The amount allotted to each of the 44, who were named in an appendix to a preliminary labor settlement approved last week by U.S. district court judge David Doty in Minneapolis, was determined by how big a role that player had in the lawsuits. The 44 included such well-known players as Los Angeles Raider running back Marcus Allen (who will receive $1,876,000), Green Bay Packer quarterback Don Majkowski ($1,366,000) and Cleveland Brown defensive back Frank Minnifield ($1,275,000). Another big winner, San Diego Charger guard Dave Richards, will collect $1,440,000 for his all-pro performance as a witnesss in the antitrust suit in Doty's court that struck down the NFL's Plan B free-agency scheme. The biggest sum, $3,206,000, will go to New Orleans Saint quarterback Bobby Hebert, who sat out the 1990 season in a contract dispute and twice challenged the NFL in court on the free-agency issue. Hebert didn't complete a pass in '90, but that turns out to have been a pretty good year for him all the same.

Smoke Screen
After Boston Celtic center Robert Parish admitted in court in Waltham, Mass., last week that he had been in possession of marijuana, he was placed on unsupervised probation for six months by Judge Paul Cavanaugh, who told the 39-year-old Parish that as a star athlete he had "an extra burden of great fame and notoriety." While Parish's scrape with the law was no laughing matter, his apologists noted that marijuana has not caused nearly the grief to athletes, or to society generally, that cocaine, heroin or alcohol have, and some of them showed up at the courthouse to march for the legalization of pot. One of their signs read INHALE TO THE CHIEF.

Two of a Kind
On Cincinnati's all-sports radio station, WSAI, Art Schlichter's three-hour afternoon talk show is followed by Pete Rose's two-hour show. This programming parley is known locally as the "daily double."

Responsibilities

Even as Cal alumnus Ron Fimrite was musing on the subject (page 66), the Bears' defrocked basketball coach, Lou Campanelli, called SI last week to take issue with a SCORECARD item (Feb. 22) that excoriated Campanelli and other coaches who verbally abuse their players. Campanelli disputed our statement that after a game he had "turned over a table at a team dinner." What Campanelli says he actually did was sweep some box lunches off a table before a postgame snack.

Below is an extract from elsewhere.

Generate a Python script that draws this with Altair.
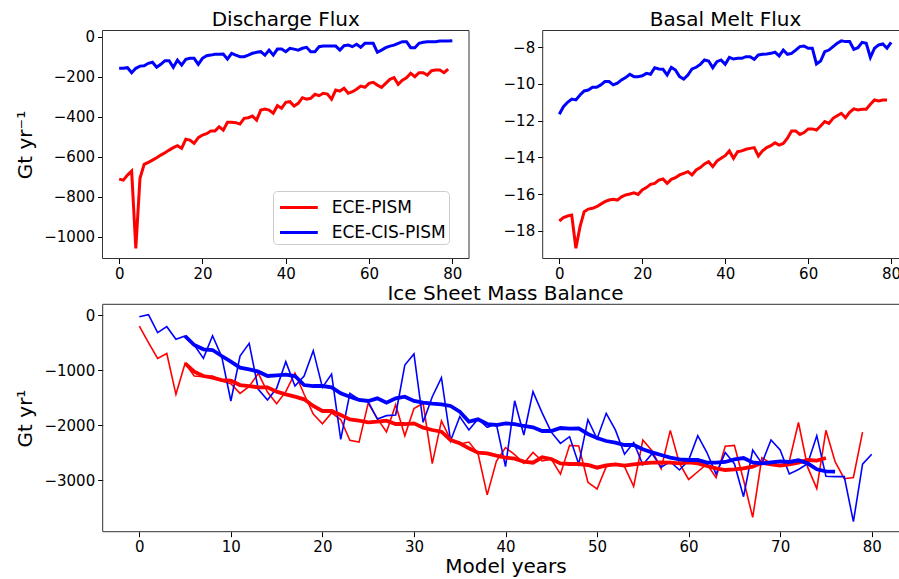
import altair as alt
import pandas as pd

# ---------------- data ----------------
models = ["ECE-PISM", "ECE-CIS-PISM"]
colors = ["#ff0000", "#0000ff"]
panel_titles = ["Discharge Flux", "Basal Melt Flux", "Ice Sheet Mass Balance"]
y_titles = ["Gt yr\u207b\u00b9", "Gt yr\u00b9"]
x_title = "Model years"

top_x_ticks = [0, 20, 40, 60, 80]
discharge_y_ticks = [0, -200, -400, -600, -800, -1000]
basal_y_ticks = [-8, -10, -12, -14, -16, -18]
smb_x_ticks = [0, 10, 20, 30, 40, 50, 60, 70, 80]
smb_y_ticks = [0, -1000, -2000, -3000]

# Discharge flux (Gt/yr), red: years 0-79, blue: years 0-80
discharge_red = [
    -712, -717, -692, -672, -1058, -708, -638, -628, -617, -605,
    -592, -580, -567, -555, -545, -558, -513, -517, -533, -505,
    -492, -485, -472, -472, -450, -467, -428, -428, -430, -437,
    -408, -405, -397, -417, -367, -362, -367, -383, -345, -358,
    -328, -325, -347, -333, -305, -312, -308, -288, -295, -283,
    -287, -312, -267, -272, -258, -283, -275, -263, -247, -253,
    -233, -228, -242, -253, -233, -213, -205, -238, -217, -205,
    -183, -200, -180, -180, -192, -170, -167, -167, -180, -162]
discharge_blue = [
    -158, -158, -155, -180, -158, -147, -145, -133, -128, -153,
    -138, -120, -120, -153, -117, -142, -113, -108, -108, -138,
    -108, -95, -92, -88, -88, -87, -112, -83, -92, -100,
    -100, -92, -83, -78, -75, -92, -67, -92, -62, -62,
    -75, -58, -62, -67, -58, -53, -75, -75, -50, -47,
    -47, -47, -47, -67, -45, -42, -50, -38, -53, -33,
    -33, -33, -78, -67, -55, -47, -42, -33, -25, -25,
    -55, -55, -33, -28, -25, -25, -25, -22, -22, -22, -20]

# Basal melt flux (Gt/yr)
basal_red = [
    -17.47, -17.29, -17.2, -17.15, -18.96, -17.78, -16.96, -16.82, -16.78, -16.69,
    -16.55, -16.42, -16.33, -16.29, -16.33, -16.15, -16.05, -16.0, -15.93, -16.02,
    -15.78, -15.65, -15.47, -15.42, -15.24, -15.18, -15.42, -15.2, -15.11, -14.96,
    -14.87, -14.78, -14.96, -14.69, -14.56, -14.36, -14.24, -14.51, -14.2, -14.05,
    -13.91, -13.65, -14.05, -13.69, -13.65, -13.56, -13.51, -13.47, -13.93, -13.65,
    -13.47, -13.36, -13.2, -13.33, -13.24, -12.96, -12.56, -12.56, -12.75, -12.65,
    -12.45, -12.45, -12.51, -12.29, -12.05, -12.15, -11.87, -11.73, -11.6, -11.84,
    -11.55, -11.36, -11.42, -11.38, -11.38, -11.11, -10.87, -10.93, -10.87, -10.87]
basal_blue = [
    -11.65, -11.24, -11.0, -10.82, -10.87, -10.6, -10.38, -10.33, -10.18, -10.18,
    -10.05, -9.87, -9.87, -10.05, -9.96, -9.78, -9.65, -9.47, -9.6, -9.6,
    -9.55, -9.42, -9.47, -9.11, -9.18, -9.2, -9.51, -9.09, -9.24, -9.6,
    -9.73, -9.51, -9.18, -9.09, -8.93, -8.69, -8.75, -9.11, -8.78, -8.69,
    -8.93, -8.55, -8.64, -8.6, -8.6, -8.51, -8.51, -8.65, -8.42, -8.38,
    -8.36, -8.33, -8.27, -8.47, -8.15, -8.38, -8.33, -8.15, -7.96, -7.93,
    -8.05, -8.05, -8.91, -8.75, -8.24, -8.15, -7.96, -7.78, -7.65, -7.69,
    -7.69, -8.11, -8.02, -7.73, -7.78, -8.55, -8.05, -7.87, -7.82, -8.05, -7.73]

# Ice sheet mass balance (Gt/yr), annual values
smb_red = [
    -200, -500, -790, -700, -1442, -879, -1109, -1120, -1110, -1200,
    -1250, -1424, -1300, -1060, -1400, -1612, -1394, -1055, -1440, -1800,
    -1976, -1780, -1900, -2280, -2310, -1600, -1885, -2127, -1630, -2197,
    -1700, -1606, -2703, -1924, -2266, -2348, -2310, -2520, -3270, -2660,
    -2410, -2540, -2697, -2500, -2654, -2620, -2894, -2370, -2380, -3042,
    -3163, -2757, -2709, -2757, -3115, -2273, -2466, -2795, -2097, -2697,
    -2990, -2850, -2709, -2957, -2385, -2370, -3000, -3680, -2597, -2697,
    -2739, -2660, -1954, -2766, -3157, -2097, -2666, -2976, -2954, -2130]
smb_blue = [
    -30, 6, -321, -212, -442, -382, -545, -788, -376, -758,
    -1563, -745, -515, -1351, -1545, -1333, -848, -1291, -1109, -648,
    -1315, -1073, -2260, -1424, -1533, -1576, -1891, -1830, -1818, -909,
    -709, -1951, -1485, -1139, -2285, -1848, -2091, -1891, -2042, -1982,
    -2757, -1560, -2182, -1394, -1780, -2130, -2333, -2212, -2712, -1903,
    -2250, -1788, -2090, -2530, -2318, -2724, -2521, -2766, -2666, -2818,
    -2642, -2194, -2500, -2894, -2500, -2703, -3303, -2454, -2697, -2273,
    -2454, -2891, -2809, -2703, -2194, -2933, -2939, -2939, -3757, -2712, -2533]
# running means (thick lines), starting at year 5
smb_red_mean = [
    -879, -1030, -1109, -1139, -1182, -1194, -1273, -1291, -1315, -1315,
    -1394, -1442, -1485, -1533, -1654, -1745, -1745, -1818, -1897, -1921,
    -1951, -1939, -1921, -1982, -1982, -1970, -2048, -2091, -2121, -2273,
    -2333, -2424, -2503, -2515, -2557, -2594, -2612, -2666, -2685, -2588,
    -2618, -2697, -2709, -2709, -2727, -2776, -2733, -2715, -2739, -2715,
    -2697, -2685, -2679, -2685, -2697, -2680, -2697, -2745, -2788, -2818,
    -2806, -2788, -2757, -2685, -2715, -2739, -2715, -2685, -2636, -2648, -2600]
smb_blue_mean = [
    -382, -545, -624, -636, -745, -848, -957, -988, -1030, -1109,
    -1097, -1085, -1109, -1273, -1291, -1291, -1315, -1424, -1485, -1545,
    -1563, -1515, -1594, -1515, -1485, -1563, -1594, -1612, -1624, -1654,
    -1757, -1939, -1897, -1982, -2000, -1970, -1982, -2018, -2042, -2109,
    -2109, -2054, -2066, -2060, -2163, -2236, -2291, -2321, -2363, -2363,
    -2442, -2497, -2545, -2594, -2624, -2636, -2636, -2685, -2685, -2672,
    -2624, -2600, -2679, -2697, -2679, -2660, -2672, -2642, -2697, -2806,
    -2842, -2848]
mean_start = 5


def long_table(red, blue, start=0):
    rows = []
    for i, v in enumerate(red):
        rows.append({"year": start + i, "value": v, "model": models[0]})
    for i, v in enumerate(blue):
        rows.append({"year": start + i, "value": v, "model": models[1]})
    return pd.DataFrame(rows)


df_dis = long_table(discharge_red, discharge_blue)
df_bas = long_table(basal_red, basal_blue)
df_smb = long_table(smb_red, smb_blue)
df_smb_mean = long_table(smb_red_mean, smb_blue_mean, mean_start)
one = pd.DataFrame({"k": [0]})

# ---------------- layout ----------------
W, H = 899, 579
FONT = "DejaVu Sans"
# plot boxes: (left, right, top, bottom) in pixels
TL = (102.5, 469.0, 30.5, 258.5)
TR = (542.7, 900.0, 30.5, 258.5)
BT = (102.7, 900.0, 304.3, 531.7)
FULL_RIGHT = 908.3  # right edge of the (cropped) right-hand axes

axis_style = dict(grid=False, domain=False, tickSize=5, tickColor="black", tickWidth=1,
                  labelFont=FONT, labelFontSize=15, labelColor="black", labelPadding=3,
                  labelFlush=False, labelOverlap=False, format="d",
                  titleFont=FONT, titleFontSize=20, titleFontWeight="normal",
                  titleColor="black")

LEG_PAD = 3
color = alt.Color(
    "model:N", title=None,
    scale=alt.Scale(domain=models, range=colors),
    legend=alt.Legend(orient="none", legendX=273, legendY=191,
                      symbolType="M-1.575,0L1.575,0", symbolSize=576, symbolStrokeWidth=3,
                      symbolOffset=12.4 - LEG_PAD,
                      labelFont=FONT, labelFontSize=17, labelColor="black",
                      labelOffset=19.3, padding=LEG_PAD, rowPadding=3,
                      strokeColor="#cccccc", cornerRadius=4, fillColor="white"))


def encodings(box, xdom, ydom, xticks, yticks, ytitle, xtitle):
    x = alt.X("year:Q", title=xtitle,
              scale=alt.Scale(domain=xdom, range=[box[0], box[1]], zero=False, nice=False),
              axis=alt.Axis(orient="bottom", offset=box[3] - H, values=xticks,
                            titlePadding=2, titleX=(box[0] + FULL_RIGHT) / 2, **axis_style))
    y = alt.Y("value:Q", title=ytitle,
              scale=alt.Scale(domain=ydom, range=[box[3], box[2]], zero=False, nice=False),
              axis=alt.Axis(orient="left", offset=-box[0], values=yticks,
                            titlePadding=8, **axis_style))
    return x, y


x1, y1 = encodings(TL, [-4, 84], [-1109, 31], top_x_ticks, discharge_y_ticks, y_titles[0], None)
dis = alt.Chart(df_dis).mark_line(strokeWidth=3, clip=True).encode(x=x1, y=y1, color=color)

x2, y2 = encodings(TR, [-4, 82.14], [-19.516, -7.084], top_x_ticks, basal_y_ticks, None, None)
bas = alt.Chart(df_bas).mark_line(strokeWidth=3, clip=True).encode(x=x2, y=y2, color=color)

x3, y3 = encodings(BT, [-4, 83.09], [-3940, 195], smb_x_ticks, smb_y_ticks, y_titles[1], x_title)
smb_thin = alt.Chart(df_smb).mark_line(strokeWidth=1.6, clip=True).encode(x=x3, y=y3, color=color)
smb_thick = alt.Chart(df_smb_mean).mark_line(strokeWidth=3.8, clip=True).encode(x=x3, y=y3, color=color)
smb = alt.layer(smb_thin, smb_thick)


def box_frame(box):
    return alt.Chart(one).mark_rect(fillOpacity=0, stroke="#333333", strokeWidth=1).encode(
        x=alt.value(box[0]), x2=alt.value(box[1]), y=alt.value(box[2]), y2=alt.value(box[3]))


def title_text(text, box, baseline_y):
    right = box[1] if box[1] < W else FULL_RIGHT
    return alt.Chart(one).mark_text(text=text, font=FONT, fontSize=20, color="black",
                                    align="center", baseline="alphabetic").encode(
        x=alt.value((box[0] + right) / 2), y=alt.value(baseline_y))


chart = alt.layer(
    box_frame(TL), box_frame(TR), box_frame(BT),
    dis, bas, smb,
    title_text(panel_titles[0], TL, 26),
    title_text(panel_titles[1], TR, 26),
    title_text(panel_titles[2], BT, 300),
).resolve_scale(x="independent", y="independent").properties(
    width=W, height=H, padding=0, background="white",
    autosize=alt.AutoSizeParams(type="none"),
).configure_view(strokeWidth=0)

chart.save("out.html", embed_options={"renderer": "svg", "actions": False})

SI has spoken with four other witnesses to the incident, which occurred in a locker room at New Jersey's Meadowlands following a Cal loss to James Madison on Dec. 29. One witness said that Campanelli turned over a table; the other three said he didn't but that he kicked various objects, including a table—and the box lunches. Estimates of the number of box lunches trashed by Campanelli ranged from "maybe four or five" ( Campanelli's figures) to more than 20. All agreed that Campanelli raged at his players. "I'm not saying I didn't get angry," Campanelli told SI. "That's what happens in locker rooms. Towels get thrown, chalk gets thrown, water bottles get knocked over, a lot of things go flying around. Saying it was a team dinner makes it sound like it happened in a hotel or restaurant. What goes on in a locker room is different. It's family. It's private."

But should it be? One university president, Wake Forest's Thomas Hearn, argued in The Washington Post last week that coaches' locker-room comments should be considered public because the coaches "are speaking to young people in an official university-sanctioned capacity." Hearn also told the newspaper, "I am having a group of students at my home tonight. If I were to abuse them verbally or if I were to humiliate them or call them names, I would be summarily fired—and I should be, because I have a responsibility to them and to the university community.... I think that coaches have that same responsibility."